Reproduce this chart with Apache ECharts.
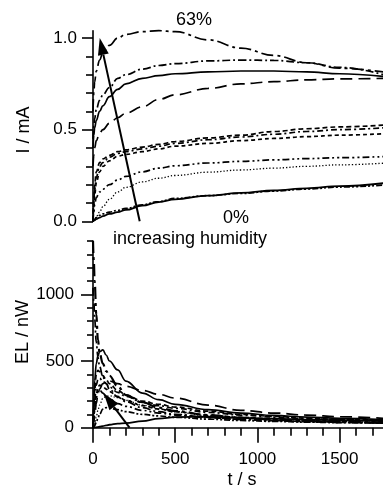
<!DOCTYPE html>
<html>
<head>
<meta charset="utf-8">
<script src="https://cdn.jsdelivr.net/npm/echarts@6/dist/echarts.min.js"></script>
<style>
html,body{margin:0;padding:0;background:#fff;}
#chart{width:383px;height:489px;}
</style>
</head>
<body>
<div id="chart"></div>
<script>
// ---------- DATA ----------
// time grids (s)
const tTop = [0, 5, 10, 20, 40, 60, 100, 150, 200, 300, 400, 500, 700, 900, 1100, 1300, 1500, 1768];
const tBottom = [0, 5, 10, 20, 30, 40, 60, 80, 100, 150, 200, 300, 400, 500, 700, 900, 1100, 1300, 1500, 1768];

// current I / mA (top panel), from highest humidity (63%) to lowest (0%)
const iA = [0.60, 0.70, 0.76, 0.82, 0.88, 0.92, 0.96, 1.00, 1.02, 1.035, 1.04, 1.035, 0.99, 0.945, 0.905, 0.865, 0.835, 0.815];
const iB = [0.45, 0.52, 0.56, 0.61, 0.66, 0.69, 0.73, 0.78, 0.80, 0.83, 0.85, 0.86, 0.875, 0.88, 0.878, 0.865, 0.84, 0.80];
const iC = [0.40, 0.47, 0.51, 0.55, 0.60, 0.63, 0.68, 0.72, 0.75, 0.78, 0.795, 0.805, 0.815, 0.82, 0.82, 0.815, 0.805, 0.79];
const iD = [0.30, 0.36, 0.40, 0.44, 0.48, 0.50, 0.535, 0.565, 0.59, 0.625, 0.665, 0.69, 0.725, 0.75, 0.762, 0.772, 0.777, 0.78];
const iE = [0.0, 0.12, 0.20, 0.27, 0.32, 0.34, 0.36, 0.38, 0.39, 0.405, 0.42, 0.435, 0.455, 0.47, 0.49, 0.505, 0.515, 0.525];
const iF = [0.0, 0.10, 0.17, 0.24, 0.30, 0.32, 0.35, 0.37, 0.38, 0.395, 0.41, 0.425, 0.445, 0.46, 0.475, 0.49, 0.50, 0.51];
const iG = [0.0, 0.08, 0.14, 0.21, 0.27, 0.30, 0.33, 0.355, 0.365, 0.38, 0.395, 0.41, 0.425, 0.44, 0.452, 0.462, 0.47, 0.478];
const iH = [0.0, 0.05, 0.09, 0.13, 0.16, 0.175, 0.20, 0.225, 0.245, 0.27, 0.29, 0.303, 0.318, 0.327, 0.335, 0.342, 0.347, 0.353];
const iI = [0.0, 0.005, 0.012, 0.025, 0.05, 0.08, 0.12, 0.16, 0.185, 0.215, 0.235, 0.25, 0.268, 0.28, 0.29, 0.30, 0.308, 0.317];
const iJ = [0.0, 0.003, 0.006, 0.012, 0.02, 0.028, 0.04, 0.05, 0.062, 0.085, 0.105, 0.12, 0.14, 0.155, 0.168, 0.18, 0.192, 0.208];
const iK = [0.0, 0.005, 0.01, 0.02, 0.032, 0.04, 0.05, 0.06, 0.07, 0.09, 0.108, 0.125, 0.14, 0.152, 0.165, 0.176, 0.187, 0.198];

// electroluminescence EL / nW (bottom panel)
const elA = [1400, 1250, 1100, 850, 660, 560, 480, 425, 390, 310, 245, 190, 150, 125, 95, 75, 60, 50, 42, 35];
const elB = [1050, 950, 820, 640, 530, 460, 380, 330, 290, 230, 195, 150, 120, 100, 78, 62, 52, 45, 40, 35];
const elC = [0, 200, 350, 480, 540, 570, 583, 545, 500, 433, 350, 260, 210, 175, 135, 110, 92, 80, 70, 60];
const elD = [0, 40, 90, 180, 250, 290, 330, 348, 350, 330, 310, 280, 250, 222, 170, 130, 110, 95, 82, 70];
const elE = [0, 150, 280, 400, 430, 420, 390, 360, 330, 280, 245, 200, 175, 155, 125, 100, 85, 72, 62, 55];
const elF = [0, 100, 200, 320, 360, 370, 350, 330, 305, 265, 235, 190, 165, 145, 115, 95, 80, 68, 60, 52];
const elG = [0, 80, 160, 250, 300, 320, 310, 290, 270, 235, 205, 165, 140, 120, 95, 78, 66, 57, 50, 45];
const elH = [0, 60, 130, 220, 270, 283, 260, 235, 215, 180, 160, 130, 110, 95, 75, 62, 53, 46, 41, 36];
const elI = [0, 10, 30, 80, 130, 170, 220, 235, 240, 225, 205, 170, 140, 118, 90, 72, 60, 52, 46, 40];
const elJ = [0, 0, 1, 3, 5, 7, 12, 17, 22, 30, 35, 50, 68, 80, 82, 74, 67, 61, 56, 50];
const elK = [0, 5, 15, 40, 70, 100, 140, 150, 148, 135, 120, 100, 88, 78, 64, 54, 47, 42, 38, 34];

// tick values
const xMajorTicks = [0, 500, 1000, 1500];
const xMinorTicks = [100, 200, 300, 400, 600, 700, 800, 900, 1100, 1200, 1300, 1400, 1600, 1700];
const iMajorTicks = [0, 0.5, 1.0];
const iMinorTicks = [0.1, 0.2, 0.3, 0.4, 0.6, 0.7, 0.8, 0.9];
const elMajorTicks = [0, 500, 1000];
const elMinorTicks = [100, 200, 300, 400, 600, 700, 800, 900, 1100, 1200, 1300, 1400];

// annotation arrows [tailX, tailY, headX, headY] in data units
const arrowTop = [284, 0, 41, 1.0];
const arrowBottom = [222, 0, 65, 258];

// ---------- CHART ----------
const FONT = "'Liberation Sans', Arial, Helvetica, sans-serif";
const chart = echarts.init(document.getElementById('chart'), null, {renderer: 'canvas'});

const styles = [
  {type: [12, 4, 3, 4], width: 1.7},      // A
  {type: [8, 3, 2, 3], width: 1.7},       // B
  {type: 'solid', width: 1.7},            // C
  {type: [12, 6], width: 1.7},            // D
  {type: [5, 3], width: 1.7},             // E
  {type: [6, 3, 2, 3], width: 1.7},       // F
  {type: [4, 3], width: 1.7},             // G
  {type: [7, 3, 2, 3, 2, 3], width: 1.7}, // H
  {type: [1.3, 2], width: 1.3},           // I
  {type: 'solid', width: 1.8},            // J
  {type: [6, 2, 2, 2, 2, 2], width: 1.7}  // K
];
const topSets = [iA, iB, iC, iD, iE, iF, iG, iH, iI, iJ, iK];
const botSets = [elA, elB, elC, elD, elE, elF, elG, elH, elI, elJ, elK];

function pairs(ts, vs) { return ts.map((t, i) => [t, vs[i]]); }

const series = [];
topSets.forEach((vs, k) => {
  series.push({
    type: 'line', xAxisIndex: 0, yAxisIndex: 0,
    data: pairs(tTop, vs), showSymbol: false, symbol: 'none',
    smooth: 0.4, smoothMonotone: 'x', clip: false, silent: true,
    lineStyle: Object.assign({color: '#000'}, styles[k])
  });
});
botSets.forEach((vs, k) => {
  series.push({
    type: 'line', xAxisIndex: 2, yAxisIndex: 2,
    data: pairs(tBottom, vs), showSymbol: false, symbol: 'none',
    smooth: 0.4, smoothMonotone: 'x', clip: true, silent: true,
    lineStyle: Object.assign({color: '#000'}, styles[k], k === 0 ? {width: 2.2} : {})
  });
});

function arrowRender(params, api) {
  const p1 = api.coord([api.value(0), api.value(1)]);
  const p2 = api.coord([api.value(2), api.value(3)]);
  const dx = p2[0] - p1[0], dy = p2[1] - p1[1];
  const len = Math.sqrt(dx * dx + dy * dy);
  const ux = dx / len, uy = dy / len;
  const headL = 17, headW = 5.5;
  const bx = p2[0] - ux * headL, by = p2[1] - uy * headL;
  const nx = -uy, ny = ux;
  return {
    type: 'group',
    children: [
      {type: 'line', shape: {x1: p1[0], y1: p1[1], x2: bx, y2: by},
       style: {stroke: '#000', lineWidth: 2}},
      {type: 'polygon', shape: {points: [[p2[0], p2[1]], [bx + nx * headW, by + ny * headW], [bx - nx * headW, by - ny * headW]]},
       style: {fill: '#000'}}
    ]
  };
}
series.push({type: 'custom', xAxisIndex: 0, yAxisIndex: 0, clip: false, silent: true,
  data: [arrowTop], renderItem: arrowRender, z: 5});
series.push({type: 'custom', xAxisIndex: 2, yAxisIndex: 2, clip: false, silent: true,
  data: [arrowBottom], renderItem: arrowRender, z: 5});

const labelStyle = {color: '#000', fontSize: 17, fontFamily: FONT};
const axisLineStyle = {show: true, onZero: false, lineStyle: {color: '#000', width: 1.6}};

const topGrid = {left: 93, top: 30.7, width: 291, height: 190.6, outerBoundsMode: 'none', containLabel: false};
const botGrid = {left: 93, top: 241, width: 291, height: 186.7, outerBoundsMode: 'none', containLabel: false};

const option = {
  animation: false,
  backgroundColor: '#fff',
  grid: [topGrid, botGrid],
  xAxis: [
    {type: 'value', gridIndex: 0, min: 0, max: 1770, show: false},
    {type: 'value', gridIndex: 0, min: 0, max: 1770, show: false},
    {type: 'value', gridIndex: 1, min: 0, max: 1770, position: 'bottom', offset: 0,
     axisLine: axisLineStyle, splitLine: {show: false},
     axisTick: {show: true, inside: false, length: 15, customValues: xMajorTicks, lineStyle: {color: '#000', width: 1.6}},
     axisLabel: Object.assign({show: true, margin: 23, customValues: xMajorTicks, formatter: v => String(v)}, labelStyle)},
    {type: 'value', gridIndex: 1, min: 0, max: 1770, position: 'bottom', offset: 0,
     axisLine: {show: false}, splitLine: {show: false},
     axisTick: {show: true, inside: false, length: 8, customValues: xMinorTicks, lineStyle: {color: '#000', width: 1.6}},
     axisLabel: {show: false}}
  ],
  yAxis: [
    {type: 'value', gridIndex: 0, min: 0, max: 1.04, position: 'left', offset: 0,
     axisLine: axisLineStyle, splitLine: {show: false},
     axisTick: {show: true, inside: false, length: 11, customValues: iMajorTicks, lineStyle: {color: '#000', width: 1.6}},
     axisLabel: Object.assign({show: true, margin: 16, customValues: iMajorTicks, formatter: v => v.toFixed(1)}, labelStyle)},
    {type: 'value', gridIndex: 0, min: 0, max: 1.04, position: 'left', offset: 0,
     axisLine: {show: false}, splitLine: {show: false},
     axisTick: {show: true, inside: false, length: 7, customValues: iMinorTicks, lineStyle: {color: '#000', width: 1.6}},
     axisLabel: {show: false}},
    {type: 'value', gridIndex: 1, min: 0, max: 1400, position: 'left', offset: 0,
     axisLine: axisLineStyle, splitLine: {show: false},
     axisTick: {show: true, inside: false, length: 12, customValues: elMajorTicks, lineStyle: {color: '#000', width: 1.6}},
     axisLabel: Object.assign({show: true, margin: 19, customValues: elMajorTicks, formatter: v => String(v)}, labelStyle)},
    {type: 'value', gridIndex: 1, min: 0, max: 1400, position: 'left', offset: 0,
     axisLine: {show: false}, splitLine: {show: false},
     axisTick: {show: true, inside: false, length: 6, customValues: elMinorTicks, lineStyle: {color: '#000', width: 1.6}},
     axisLabel: {show: false}}
  ],
  graphic: [
    {type: 'text', x: 194, y: 20, style: {text: '63%', fill: '#000', font: '18px ' + FONT, align: 'center', verticalAlign: 'middle'}},
    {type: 'text', x: 236, y: 218, style: {text: '0%', fill: '#000', font: '18px ' + FONT, align: 'center', verticalAlign: 'middle'}},
    {type: 'text', x: 190, y: 239, style: {text: 'increasing humidity', fill: '#000', font: '18px ' + FONT, align: 'center', verticalAlign: 'middle'}},
    {type: 'text', x: 24, y: 130, rotation: Math.PI / 2, style: {text: 'I / mA', fill: '#000', font: '18px ' + FONT, align: 'center', verticalAlign: 'middle'}},
    {type: 'text', x: 23, y: 332, rotation: Math.PI / 2, style: {text: 'EL / nW', fill: '#000', font: '18px ' + FONT, align: 'center', verticalAlign: 'middle'}},
    {type: 'text', x: 242, y: 480, style: {text: 't / s', fill: '#000', font: '18px ' + FONT, align: 'center', verticalAlign: 'middle'}}
  ],
  series: series
};
chart.setOption(option);
</script>
</body>
</html>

◆ Required work ◆
Repeat the listing above exactly from its first line to the line containing "0.176, 0.187, 0.198];", both included, and omit the pictures.

◆ Result of this exercise ◆
Reproduce this chart with Apache ECharts.
<!DOCTYPE html>
<html>
<head>
<meta charset="utf-8">
<script src="https://cdn.jsdelivr.net/npm/echarts@6/dist/echarts.min.js"></script>
<style>
html,body{margin:0;padding:0;background:#fff;}
#chart{width:383px;height:489px;}
</style>
</head>
<body>
<div id="chart"></div>
<script>
// ---------- DATA ----------
// time grids (s)
const tTop = [0, 5, 10, 20, 40, 60, 100, 150, 200, 300, 400, 500, 700, 900, 1100, 1300, 1500, 1768];
const tBottom = [0, 5, 10, 20, 30, 40, 60, 80, 100, 150, 200, 300, 400, 500, 700, 900, 1100, 1300, 1500, 1768];

// current I / mA (top panel), from highest humidity (63%) to lowest (0%)
const iA = [0.60, 0.70, 0.76, 0.82, 0.88, 0.92, 0.96, 1.00, 1.02, 1.035, 1.04, 1.035, 0.99, 0.945, 0.905, 0.865, 0.835, 0.815];
const iB = [0.45, 0.52, 0.56, 0.61, 0.66, 0.69, 0.73, 0.78, 0.80, 0.83, 0.85, 0.86, 0.875, 0.88, 0.878, 0.865, 0.84, 0.80];
const iC = [0.40, 0.47, 0.51, 0.55, 0.60, 0.63, 0.68, 0.72, 0.75, 0.78, 0.795, 0.805, 0.815, 0.82, 0.82, 0.815, 0.805, 0.79];
const iD = [0.30, 0.36, 0.40, 0.44, 0.48, 0.50, 0.535, 0.565, 0.59, 0.625, 0.665, 0.69, 0.725, 0.75, 0.762, 0.772, 0.777, 0.78];
const iE = [0.0, 0.12, 0.20, 0.27, 0.32, 0.34, 0.36, 0.38, 0.39, 0.405, 0.42, 0.435, 0.455, 0.47, 0.49, 0.505, 0.515, 0.525];
const iF = [0.0, 0.10, 0.17, 0.24, 0.30, 0.32, 0.35, 0.37, 0.38, 0.395, 0.41, 0.425, 0.445, 0.46, 0.475, 0.49, 0.50, 0.51];
const iG = [0.0, 0.08, 0.14, 0.21, 0.27, 0.30, 0.33, 0.355, 0.365, 0.38, 0.395, 0.41, 0.425, 0.44, 0.452, 0.462, 0.47, 0.478];
const iH = [0.0, 0.05, 0.09, 0.13, 0.16, 0.175, 0.20, 0.225, 0.245, 0.27, 0.29, 0.303, 0.318, 0.327, 0.335, 0.342, 0.347, 0.353];
const iI = [0.0, 0.005, 0.012, 0.025, 0.05, 0.08, 0.12, 0.16, 0.185, 0.215, 0.235, 0.25, 0.268, 0.28, 0.29, 0.30, 0.308, 0.317];
const iJ = [0.0, 0.003, 0.006, 0.012, 0.02, 0.028, 0.04, 0.05, 0.062, 0.085, 0.105, 0.12, 0.14, 0.155, 0.168, 0.18, 0.192, 0.208];
const iK = [0.0, 0.005, 0.01, 0.02, 0.032, 0.04, 0.05, 0.06, 0.07, 0.09, 0.108, 0.125, 0.14, 0.152, 0.165, 0.176, 0.187, 0.198];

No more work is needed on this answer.